At this point push the lower mounting point of the shock between the two ears at the lower mounting point and if it doesn’t fit easily, once again, you’ll need a mechanics pry bar. Use the 18” bar to gently lever the lower mounting point into place. At this point 99 times out of 100, you will note that the bolt will not fit into the hole because the hole in the shock is not concentric and aligned with the holes in the ears of the mounting point. This is because the holes are not lined up perfectly, and this is the point we need the drift pin. The drift pin is the long tapered and pointed end of the round head pry bar. By inserting this into the hole it will automatically and very effectively align the two ears with the lower mounting point of the shock absorber. You’re now able to put the bolt through the hole easily and match it up with the nut.

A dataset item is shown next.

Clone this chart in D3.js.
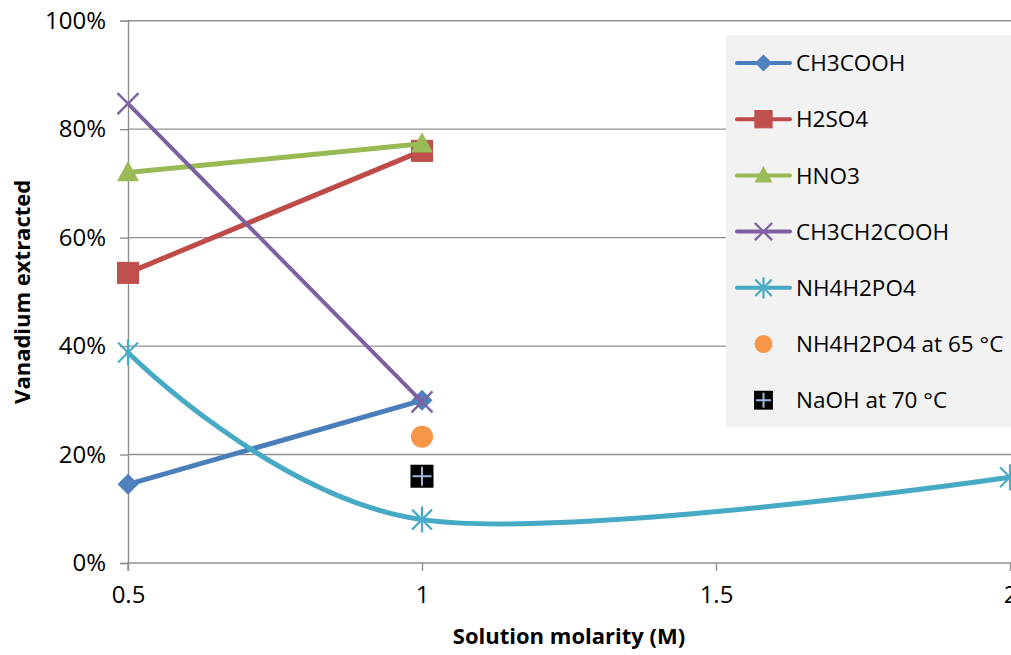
<!DOCTYPE html>
<html>
<head>
<meta charset="utf-8">
<script src="https://cdn.jsdelivr.net/npm/d3@7"></script>
<style>
  body { margin: 0; background: #fff; }
  svg { display: block; }
  text { font-family: "Open Sans", sans-serif; fill: #000; }
</style>
</head>
<body>
<svg id="chart" width="1011" height="655"></svg>
<script>
// Extraction yield (fraction) versus solution molarity (M)
const xTickValues = [0.5, 1, 1.5, 2];
const yTickValues = [0, 0.2, 0.4, 0.6, 0.8, 1.0];

const ch3coohX = [0.5, 1];
const ch3coohY = [0.145, 0.30];
const h2so4X = [0.5, 1];
const h2so4Y = [0.535, 0.76];
const hno3X = [0.5, 1];
const hno3Y = [0.72, 0.773];
const ch3ch2coohX = [0.5, 1];
const ch3ch2coohY = [0.847, 0.297];
const nh4h2po4X = [0.5, 1, 2];
const nh4h2po4Y = [0.388, 0.08, 0.158];
const nh4h2po4HotX = [1];
const nh4h2po4HotY = [0.233];
const naohHotX = [1];
const naohHotY = [0.16];

const seriesNames = ["CH3COOH", "H2SO4", "HNO3", "CH3CH2COOH", "NH4H2PO4",
  "NH4H2PO4 at 65 °C", "NaOH at 70 °C"];

const series = [
  { name: seriesNames[0], xs: ch3coohX, ys: ch3coohY, line: "#4A7EBB", fill: "#4F81BD", marker: "diamond", width: 5 },
  { name: seriesNames[1], xs: h2so4X, ys: h2so4Y, line: "#BE4B48", fill: "#C0504D", marker: "square", width: 5 },
  { name: seriesNames[2], xs: hno3X, ys: hno3Y, line: "#98B954", fill: "#9BBB59", marker: "triangle", width: 5 },
  { name: seriesNames[3], xs: ch3ch2coohX, ys: ch3ch2coohY, line: "#7D60A0", fill: "#8064A2", marker: "x", width: 4 },
  { name: seriesNames[4], xs: nh4h2po4X, ys: nh4h2po4Y, line: "#46AAC5", fill: "#4BACC6", marker: "star", width: 5, smooth: true },
  { name: seriesNames[5], xs: nh4h2po4HotX, ys: nh4h2po4HotY, line: null, fill: "#F79646", marker: "circle" },
  { name: seriesNames[6], xs: naohHotX, ys: naohHotY, line: null, fill: "#000000", marker: "plusbox" }
];

const svg = d3.select("#chart");
const W = 1011, H = 655;
const plot = { left: 128, right: 1010, top: 20.7, bottom: 563 };

const x = d3.scaleLinear().domain([0.5, 2]).range([plot.left, plot.right]);
const y = d3.scaleLinear().domain([0, 1]).range([plot.bottom, plot.top]);

svg.append("rect").attr("width", W).attr("height", H).attr("fill", "#fff");

const gridColor = "#8f8f8f";

// horizontal gridlines
svg.append("g")
  .selectAll("line")
  .data(yTickValues.filter(d => d > 0))
  .join("line")
  .attr("x1", plot.left).attr("x2", W)
  .attr("y1", d => y(d)).attr("y2", d => y(d))
  .attr("stroke", gridColor).attr("stroke-width", 1.4);

// y axis
const yAxis = svg.append("g")
  .attr("transform", `translate(${plot.left},0)`)
  .call(d3.axisLeft(y).tickValues(yTickValues).tickFormat(d3.format(".0%")).tickSize(8).tickPadding(14));
yAxis.select(".domain").attr("stroke", gridColor).attr("stroke-width", 1.4);
yAxis.selectAll(".tick line").attr("stroke", gridColor).attr("stroke-width", 1.4);
yAxis.selectAll(".tick text").attr("font-size", 24).attr("font-family", "Open Sans").attr("fill", "#000");

// x axis (last label sits on the right edge, as in the printed figure)
const xAxis = svg.append("g")
  .attr("transform", `translate(0,${plot.bottom})`)
  .call(d3.axisBottom(x).tickValues(xTickValues).tickFormat(d3.format("")).tickSize(8).tickPadding(15));
xAxis.select(".domain").attr("stroke", gridColor).attr("stroke-width", 1.4).attr("d", `M${plot.left},8V0H${W}`);
xAxis.selectAll(".tick line").attr("stroke", gridColor).attr("stroke-width", 1.4);
xAxis.selectAll(".tick text").attr("font-size", 24).attr("font-family", "Open Sans").attr("fill", "#000");

// axis titles
svg.append("text")
  .attr("transform", `translate(30,${(plot.top + plot.bottom) / 2}) rotate(-90)`)
  .attr("text-anchor", "middle")
  .attr("font-size", 22).attr("font-weight", 700)
  .text("Vanadium extracted");

svg.append("text")
  .attr("x", (plot.left + plot.right) / 2).attr("y", 644)
  .attr("text-anchor", "middle")
  .attr("font-size", 22).attr("font-weight", 700)
  .text("Solution molarity (M)");

// marker drawing
function drawMarker(g, kind, cx, cy, s, fill, line) {
  const m = g.append("g").attr("transform", `translate(${cx},${cy})`);
  if (kind === "diamond") {
    const r = 10.5 * s;
    m.append("path").attr("d", `M0,${-r}L${r},0L0,${r}L${-r},0Z`).attr("fill", fill);
  } else if (kind === "square") {
    const r = 10.5 * s;
    m.append("rect").attr("x", -r).attr("y", -r).attr("width", 2 * r).attr("height", 2 * r)
      .attr("fill", fill).attr("stroke", line).attr("stroke-width", 1);
  } else if (kind === "triangle") {
    const r = 11 * s;
    m.append("path").attr("d", `M0,${-r * 1.05}L${r},${r * 0.8}L${-r},${r * 0.8}Z`).attr("fill", fill);
  } else if (kind === "x") {
    const r = 10.5 * s;
    m.append("path").attr("d", `M${-r},${-r}L${r},${r}M${-r},${r}L${r},${-r}`)
      .attr("stroke", fill).attr("stroke-width", 2.4).attr("fill", "none");
  } else if (kind === "star") {
    const r = 10 * s;
    m.append("path").attr("d", `M${-r},${-r}L${r},${r}M${-r},${r}L${r},${-r}M0,${-r * 1.3}V${r * 1.3}`)
      .attr("stroke", fill).attr("stroke-width", 2.2).attr("fill", "none");
  } else if (kind === "circle") {
    m.append("circle").attr("r", 11 * s).attr("fill", fill);
  } else if (kind === "plusbox") {
    const r = 11.5 * s;
    m.append("rect").attr("x", -r).attr("y", -r).attr("width", 2 * r).attr("height", 2 * r).attr("fill", "#000");
    m.append("path").attr("d", `M${-r + 2},0H${r - 2}M0,${-r + 2}V${r - 2}`)
      .attr("stroke", "#9DB9DC").attr("stroke-width", 2).attr("fill", "none");
  }
}

// series lines and markers
const marks = svg.append("g");
series.forEach(sr => {
  const pts = sr.xs.map((v, i) => [v, sr.ys[i]]);
  const g = marks.append("g");
  if (sr.line) {
    const gen = d3.line().x(d => x(d[0])).y(d => y(d[1]))
      .curve(sr.smooth ? d3.curveCardinal.tension(0) : d3.curveLinear);
    g.append("path").attr("d", gen(pts)).attr("fill", "none")
      .attr("stroke", sr.line).attr("stroke-width", sr.width)
      .attr("stroke-linejoin", "round").attr("stroke-linecap", "round");
  }
  pts.forEach(p => drawMarker(g, sr.marker, x(p[0]), y(p[1]), 1, sr.fill, sr.line || sr.fill));
});

// legend
const legend = svg.append("g");
legend.append("rect").attr("x", 726).attr("y", 35).attr("width", W - 726).attr("height", 392)
  .attr("fill", "#f2f2f2");
series.forEach((sr, i) => {
  const cy = 63 + i * 56.2;
  const g = legend.append("g");
  if (sr.line) {
    g.append("line").attr("x1", 737).attr("x2", 790).attr("y1", cy).attr("y2", cy)
      .attr("stroke", sr.line).attr("stroke-width", 4).attr("stroke-linecap", "round");
  }
  drawMarker(g, sr.marker, 763.5, cy, 0.82, sr.fill, sr.line || sr.fill);
  g.append("text").attr("x", 796).attr("y", cy).attr("dy", "0.36em")
    .attr("font-size", 22.5).text(sr.name);
});
</script>
</body>
</html>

The nut is not an ordinary hex nut. It has an extended finger on it so that you can hold the nut with one hand while it’s up inside the recess, which you could never access otherwise, and then thread the bolt into place. Once you have this hand tightened, use your ½” ratchet to tighten it up snug. At this point you will need your torque wrench to take this to 110 lbs.ft. Now we’re not forgetting about the nut on the top. This also must be tightened. Use your ½” ratchet to tighten this snug from the top of the engine bay. Once it’s snug, now engage the torque wrench, and tighten this to 45 lbs.ft. You’ll need to repeat this process on the other side of the vehicle and you’ll simply need to turn the wheels full left to access the passenger side shock absorber.
If all goes well the entire project should not take more than 45 minutes.